# [Directions]
Begin with the first line of the material and write out each line exactly, ending with the line that contains "plt.rcParams['mathtext.default'] = 'regular'". Pictures are not part of the copy.
··· Data shown ···
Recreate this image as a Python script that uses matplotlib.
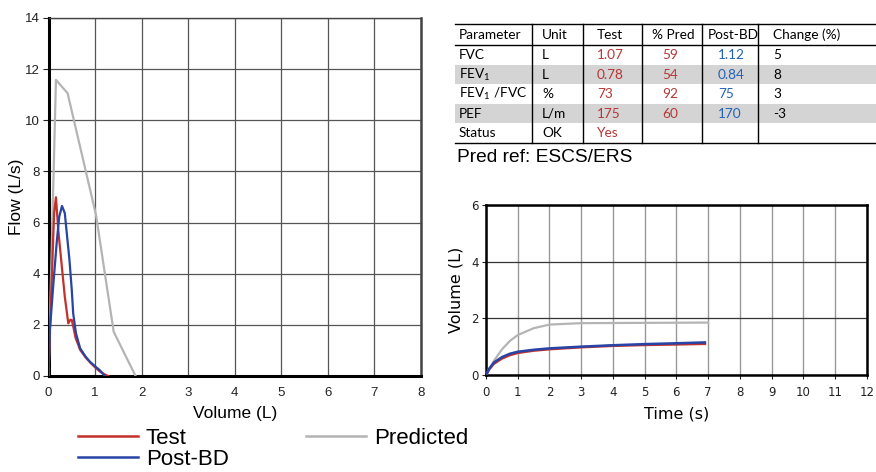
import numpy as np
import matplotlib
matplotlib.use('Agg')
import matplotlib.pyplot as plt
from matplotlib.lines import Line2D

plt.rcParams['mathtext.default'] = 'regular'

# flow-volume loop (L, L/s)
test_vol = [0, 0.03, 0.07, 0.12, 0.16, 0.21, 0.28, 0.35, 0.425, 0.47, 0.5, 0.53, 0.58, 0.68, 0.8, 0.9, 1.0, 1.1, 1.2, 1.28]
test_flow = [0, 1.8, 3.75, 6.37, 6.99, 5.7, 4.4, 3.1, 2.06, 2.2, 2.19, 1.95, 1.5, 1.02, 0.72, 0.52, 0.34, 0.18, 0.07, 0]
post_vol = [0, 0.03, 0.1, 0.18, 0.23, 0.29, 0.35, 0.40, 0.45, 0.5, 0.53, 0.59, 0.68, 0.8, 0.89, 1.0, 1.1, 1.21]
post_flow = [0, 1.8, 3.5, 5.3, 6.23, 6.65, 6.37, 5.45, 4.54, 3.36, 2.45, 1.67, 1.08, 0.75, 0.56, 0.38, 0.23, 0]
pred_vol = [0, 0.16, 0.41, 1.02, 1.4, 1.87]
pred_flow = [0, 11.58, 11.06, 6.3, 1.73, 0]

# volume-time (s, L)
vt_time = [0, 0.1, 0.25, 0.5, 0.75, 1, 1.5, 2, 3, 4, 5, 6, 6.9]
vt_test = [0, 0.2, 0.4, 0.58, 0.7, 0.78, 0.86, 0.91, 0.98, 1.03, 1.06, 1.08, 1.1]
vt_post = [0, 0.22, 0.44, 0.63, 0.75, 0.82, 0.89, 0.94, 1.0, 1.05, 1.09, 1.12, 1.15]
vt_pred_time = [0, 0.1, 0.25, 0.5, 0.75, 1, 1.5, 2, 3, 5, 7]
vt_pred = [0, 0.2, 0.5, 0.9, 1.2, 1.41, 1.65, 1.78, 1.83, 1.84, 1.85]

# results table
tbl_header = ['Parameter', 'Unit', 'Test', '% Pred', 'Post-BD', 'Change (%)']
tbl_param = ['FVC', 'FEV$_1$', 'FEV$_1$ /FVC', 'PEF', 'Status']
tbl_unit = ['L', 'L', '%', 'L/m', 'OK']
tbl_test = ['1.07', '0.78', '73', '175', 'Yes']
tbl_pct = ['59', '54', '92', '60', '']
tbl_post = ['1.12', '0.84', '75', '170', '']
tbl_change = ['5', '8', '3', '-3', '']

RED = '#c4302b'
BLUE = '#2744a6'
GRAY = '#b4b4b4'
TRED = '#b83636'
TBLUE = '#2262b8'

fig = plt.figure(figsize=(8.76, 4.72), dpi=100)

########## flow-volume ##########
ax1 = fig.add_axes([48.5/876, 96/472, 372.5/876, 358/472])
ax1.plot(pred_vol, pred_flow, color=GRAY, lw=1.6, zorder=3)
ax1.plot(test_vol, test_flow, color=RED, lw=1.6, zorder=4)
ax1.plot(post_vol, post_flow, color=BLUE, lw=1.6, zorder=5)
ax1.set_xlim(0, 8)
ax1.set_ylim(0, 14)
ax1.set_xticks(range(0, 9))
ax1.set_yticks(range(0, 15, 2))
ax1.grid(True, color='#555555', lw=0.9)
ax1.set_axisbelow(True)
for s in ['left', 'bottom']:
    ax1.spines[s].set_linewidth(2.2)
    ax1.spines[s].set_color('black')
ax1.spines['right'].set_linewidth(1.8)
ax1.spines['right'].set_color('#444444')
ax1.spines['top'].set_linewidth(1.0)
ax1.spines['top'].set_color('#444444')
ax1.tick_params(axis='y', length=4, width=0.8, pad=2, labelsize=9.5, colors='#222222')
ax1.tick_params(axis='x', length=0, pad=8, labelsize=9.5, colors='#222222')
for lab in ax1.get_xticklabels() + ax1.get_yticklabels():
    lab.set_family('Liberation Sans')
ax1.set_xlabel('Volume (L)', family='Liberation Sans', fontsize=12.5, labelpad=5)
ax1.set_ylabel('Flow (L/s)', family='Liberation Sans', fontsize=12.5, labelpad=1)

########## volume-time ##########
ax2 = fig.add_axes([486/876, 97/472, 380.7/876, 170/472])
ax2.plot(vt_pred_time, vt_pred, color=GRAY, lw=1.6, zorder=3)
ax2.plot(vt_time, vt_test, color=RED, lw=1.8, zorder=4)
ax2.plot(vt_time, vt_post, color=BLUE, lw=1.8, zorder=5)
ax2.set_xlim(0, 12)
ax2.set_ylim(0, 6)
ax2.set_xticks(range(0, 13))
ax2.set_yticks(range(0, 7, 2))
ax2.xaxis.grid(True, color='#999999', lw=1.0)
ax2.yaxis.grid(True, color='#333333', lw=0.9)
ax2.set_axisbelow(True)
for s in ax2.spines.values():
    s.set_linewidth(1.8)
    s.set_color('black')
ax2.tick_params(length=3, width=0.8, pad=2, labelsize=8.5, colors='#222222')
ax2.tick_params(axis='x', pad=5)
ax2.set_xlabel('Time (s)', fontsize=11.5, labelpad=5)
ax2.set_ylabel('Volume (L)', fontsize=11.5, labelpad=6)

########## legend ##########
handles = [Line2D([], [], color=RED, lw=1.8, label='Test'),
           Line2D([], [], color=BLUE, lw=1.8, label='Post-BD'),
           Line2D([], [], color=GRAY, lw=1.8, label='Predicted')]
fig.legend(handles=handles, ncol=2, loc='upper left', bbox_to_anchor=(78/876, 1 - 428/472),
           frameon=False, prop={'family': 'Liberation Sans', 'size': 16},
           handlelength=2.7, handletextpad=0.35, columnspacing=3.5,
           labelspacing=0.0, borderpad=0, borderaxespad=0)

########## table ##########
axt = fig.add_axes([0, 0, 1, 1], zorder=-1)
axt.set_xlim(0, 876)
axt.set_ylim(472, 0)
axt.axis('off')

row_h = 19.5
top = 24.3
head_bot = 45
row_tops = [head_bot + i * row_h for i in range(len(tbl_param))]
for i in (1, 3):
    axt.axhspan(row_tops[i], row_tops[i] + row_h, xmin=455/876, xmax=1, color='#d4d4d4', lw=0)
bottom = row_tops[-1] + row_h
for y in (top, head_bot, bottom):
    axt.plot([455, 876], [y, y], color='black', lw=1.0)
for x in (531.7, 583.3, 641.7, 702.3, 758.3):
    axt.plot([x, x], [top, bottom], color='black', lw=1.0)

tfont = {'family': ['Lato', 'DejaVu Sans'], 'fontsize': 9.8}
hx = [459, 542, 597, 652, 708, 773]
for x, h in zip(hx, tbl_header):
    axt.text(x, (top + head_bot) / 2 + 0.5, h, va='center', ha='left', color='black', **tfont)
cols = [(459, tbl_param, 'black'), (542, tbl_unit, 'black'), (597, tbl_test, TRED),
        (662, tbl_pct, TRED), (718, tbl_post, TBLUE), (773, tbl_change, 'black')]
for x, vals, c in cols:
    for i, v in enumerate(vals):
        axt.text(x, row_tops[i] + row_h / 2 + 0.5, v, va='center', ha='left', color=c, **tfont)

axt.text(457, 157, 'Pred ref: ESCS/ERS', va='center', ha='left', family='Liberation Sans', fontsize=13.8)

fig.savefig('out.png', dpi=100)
···
# [Answer below]
Recreate this image as a Python script that uses matplotlib.
import numpy as np
import matplotlib
matplotlib.use('Agg')
import matplotlib.pyplot as plt
from matplotlib.lines import Line2D

plt.rcParams['mathtext.default'] = 'regular'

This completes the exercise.